The Japanses, it seems, turn out to be well emplaced to repel any defenders. Their medium machine gun and battalion gun sit on a high ridge, commanding the creek bed and the surrounding slopes. Here, they are shown ready to thwart the Australian advance.
The ANZACs moved forward cautiously. On the left they would eventurally get men along the edge of the battlefired, across the treacherous waters and out through the other side of the area. But it wasn’t to be enough. The Australians fought to get their men moving and flank the Japanese but what had seemed like a retreating force turned into a well emplaced defense. At nearly every turn, the Aussies stumbled into tangles of wire and minefields. The chatter of one medium machine gun was joined by another and then a heavy machine gun. As the Aussies fire back, the Japanese defenses, a trench and pillbox were made visible.
To gain the bridge was to be cut down. To stand along the high ground on the allied side of the creek was to take hits from the Japanese weapons. Try as they might, the Aussies couldn’t make enough headway and had to regroup to fight another day. A bad loss for the brave ANZAC troops!
Scenario M4, Templeton’s Crossing, is a Combat Commander: Pacific scenario from Combat Commander: Battle Pack #4 – New Guinea. The battle was nip and tuck and I worried on my right when all my men were killed. The Japanese have so few units, however, that it almost makes the default strategy to eliminate them all. As always the Japanese are horribly deadly in melee. This battle saw a slow but steady advance from the Aussies up the slopes, using fire power to break the Japanese and harass them. There were some deadly melees on the right which cost me all of a group of forces.
I was surprised he didn’t make a run for the board edge since exit VPs were +1. (We both had hidden points for Objective 5 but that turned out not to matter). Here was the clincher, however. He brought his last two units into the melee in the center. It was 11-7 FP in favor of the Japanese. He rolls for a total of 18. I have the Initiative Card. My only hope is…boxcars! And I get them! That’s the last three of the Japanese units and so the Allies win! That was such a nail biter and my wish came true for that twelve!
Scenario G, Bitter Creek, is also a New Guinea fight, this one running across a dangerous creek. The ANZACs need to get moving and quickly. Even with bonus movement on the other side of the creek, it’s just so slow to get through the jungle. The Japanese had terribly good draws with two Hidden Units to score another MMG and then an HMG. Lots of Defender Actions helped slow me down. It was just a matter of fighting the clock in an effort to get around that trench full of red-hot machine guns. They were chewing us up all over.
While I managed to get several units off, it wasn’t nearly enough to whittle away his lead in VPs. The Japanese win at Sudden Death with 15.

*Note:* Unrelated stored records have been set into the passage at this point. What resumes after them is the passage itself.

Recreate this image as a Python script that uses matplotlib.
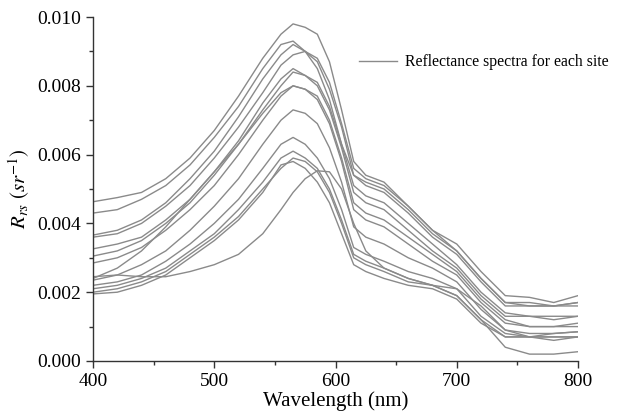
import numpy as np
import matplotlib
matplotlib.use("Agg")
import matplotlib.pyplot as plt
from matplotlib.ticker import MultipleLocator, FormatStrFormatter

plt.rcParams['font.family'] = ['Liberation Serif', 'DejaVu Serif']
plt.rcParams['mathtext.fontset'] = 'stix'

wavelength = [400, 420, 440, 460, 480, 500, 520, 540, 555, 565, 575, 585, 595,
              605, 615, 625, 640, 660, 680, 700, 720, 740, 760, 780, 800]

# Rrs per site (sr^-1)
site_01 = [.00463, .00475, .0049, .0053, .0059, .0067, .0077, .0088, .0095, .0098, .0097, .0095, .0087,
           .0073, .0058, .0054, .0052, .0045, .0038, .0034, .0026, .0019, .00185, .0017, .0019]
site_02 = [.0043, .0044, .0047, .0051, .0057, .0065, .0074, .0085, .0092, .0093, .0090, .0085, .0076,
           .0063, .0054, .0052, .0050, .0044, .0037, .0032, .0024, .0017, .0017, .0016, .0017]
site_03 = [.00366, .0038, .0041, .0046, .0053, .0061, .0071, .0082, .0089, .0092, .0090, .0087, .0079,
           .0068, .0054, .0051, .0049, .0043, .0036, .0031, .0023, .0016, .0016, .0016, .0017]
site_04 = [.0036, .0037, .0040, .0045, .0051, .0059, .0068, .0078, .0086, .0089, .0090, .0088, .0081,
           .0069, .0056, .0053, .0051, .0045, .0038, .0032, .0024, .0017, .0016, .0016, .0016]
site_05 = [.00326, .0034, .0036, .0041, .0047, .0055, .0064, .0075, .0082, .0085, .0083, .0080, .0073,
           .0062, .0049, .0046, .0044, .0038, .0032, .0027, .0019, .0013, .0013, .0012, .0013]
site_06 = [.00305, .0032, .0035, .0040, .0046, .0054, .0063, .0073, .0080, .0084, .0083, .0081, .0074,
           .0063, .0051, .0048, .0046, .0040, .0034, .0028, .0020, .0014, .0013, .0013, .0013]
site_07 = [.00285, .0030, .0033, .0038, .0044, .0051, .0060, .0070, .0077, .0080, .0079, .0076, .0069,
           .0058, .0044, .0041, .0039, .0034, .0029, .0025, .0017, .0011, .0010, .0010, .0010]
site_08 = [.0024, .0027, .0032, .0039, .0047, .0055, .0063, .0072, .0078, .0080, .0079, .0077, .0070,
           .0059, .0046, .0043, .0041, .0036, .0031, .0026, .0018, .0012, .0010, .0010, .0011]
site_09 = [.00235, .0025, .0028, .0032, .0038, .0045, .0053, .0063, .0070, .0073, .0072, .0069, .0062,
           .0052, .0039, .0036, .0034, .0030, .0027, .0023, .0015, .0009, .0008, .0008, .00085]
site_10 = [.0022, .0023, .0025, .0029, .0034, .0040, .0047, .0056, .0063, .0065, .0063, .0059, .0053,
           .0044, .0033, .0031, .0029, .0026, .0024, .0021, .0013, .0008, .0007, .0007, .0007]
site_11 = [.0021, .0022, .0024, .0027, .0032, .0037, .0044, .0052, .0059, .0061, .0059, .0056, .0050,
           .0041, .0031, .0029, .0027, .0024, .0022, .0019, .0012, .0007, .0007, .0006, .0007]
site_12 = [.0020, .0021, .0023, .0026, .0031, .0036, .0042, .0050, .0056, .0059, .0058, .0055, .0049,
           .0040, .0030, .0028, .0026, .0023, .0022, .0021, .0016, .0009, .0007, .0008, .00085]
site_13 = [.00195, .0020, .0022, .0025, .0030, .0035, .0041, .0049, .0057, .0058, .0056, .0052, .0046,
           .0037, .0028, .0026, .0024, .0022, .0021, .0018, .0011, .0007, .0007, .0007, .0007]
site_14 = [.00245, .0025, .00245, .00245, .0026, .0028, .0031, .0037, .0044, .0049, .0053, .00553, .0055,
           .0050, .0040, .0032, .0027, .0024, .0022, .0019, .0012, .0004, .0002, .0002, .00027]

sites = [site_01, site_02, site_03, site_04, site_05, site_06, site_07,
         site_08, site_09, site_10, site_11, site_12, site_13, site_14]

fig = plt.figure(figsize=(6.34, 4.17), dpi=100)
ax = fig.add_axes([0.1467, 0.1343, 0.765, 0.8249])

for i, s in enumerate(sites):
    ax.plot(wavelength, s, color='#8a8a8a', linewidth=1.0,
            label='Reflectance spectra for each site' if i == 0 else None)

ax.set_xlim(400, 800)
ax.set_ylim(0, 0.010)
ax.xaxis.set_major_locator(MultipleLocator(100))
ax.xaxis.set_minor_locator(MultipleLocator(50))
ax.yaxis.set_major_locator(MultipleLocator(0.002))
ax.yaxis.set_minor_locator(MultipleLocator(0.001))
ax.yaxis.set_major_formatter(FormatStrFormatter('%.3f'))

for side in ['top', 'right']:
    ax.spines[side].set_visible(False)
for side in ['left', 'bottom']:
    ax.spines[side].set_color('#333333')
    ax.spines[side].set_linewidth(1.0)

ax.tick_params(which='major', direction='out', length=5, width=1, labelsize=14, color='#333333')
ax.tick_params(which='minor', direction='out', length=3, width=1, color='#333333')

ax.set_xlabel('Wavelength (nm)', fontsize=15, labelpad=1)
ax.set_ylabel(r'$R_{rs}\ (sr^{-1})$', fontsize=15, labelpad=4)

ax.legend(loc='upper left', bbox_to_anchor=(0.52, 0.933), frameon=False,
          fontsize=11.3, handlelength=2.4, handletextpad=0.5)

fig.savefig('out.png', dpi=100)
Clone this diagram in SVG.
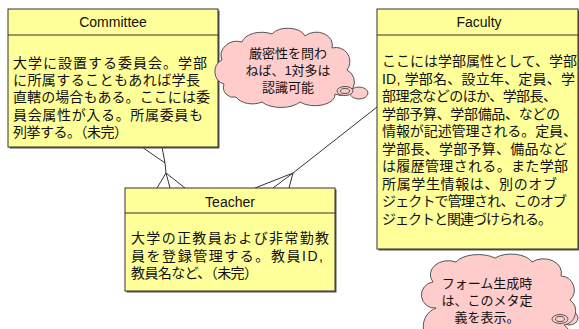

Another even trade day of battling in the Combat Commander Series. This is a portion of our Chronological Playthrough. Current standings are Allies to Axis at 13-21. As Marc keeps reminding me, it’s the time of the war when the Allies were pretty losing. We’ll see if we can reverse it once the Americans appear in earnest!
One of the cool things to ponder, as I might have mentioned before, is how very different battles are being fought across the same days of October 1942, in Stalingrad and on New Guinea. It gives, even for the briefest moment, an appreciation of the scope of what was happening during World War II.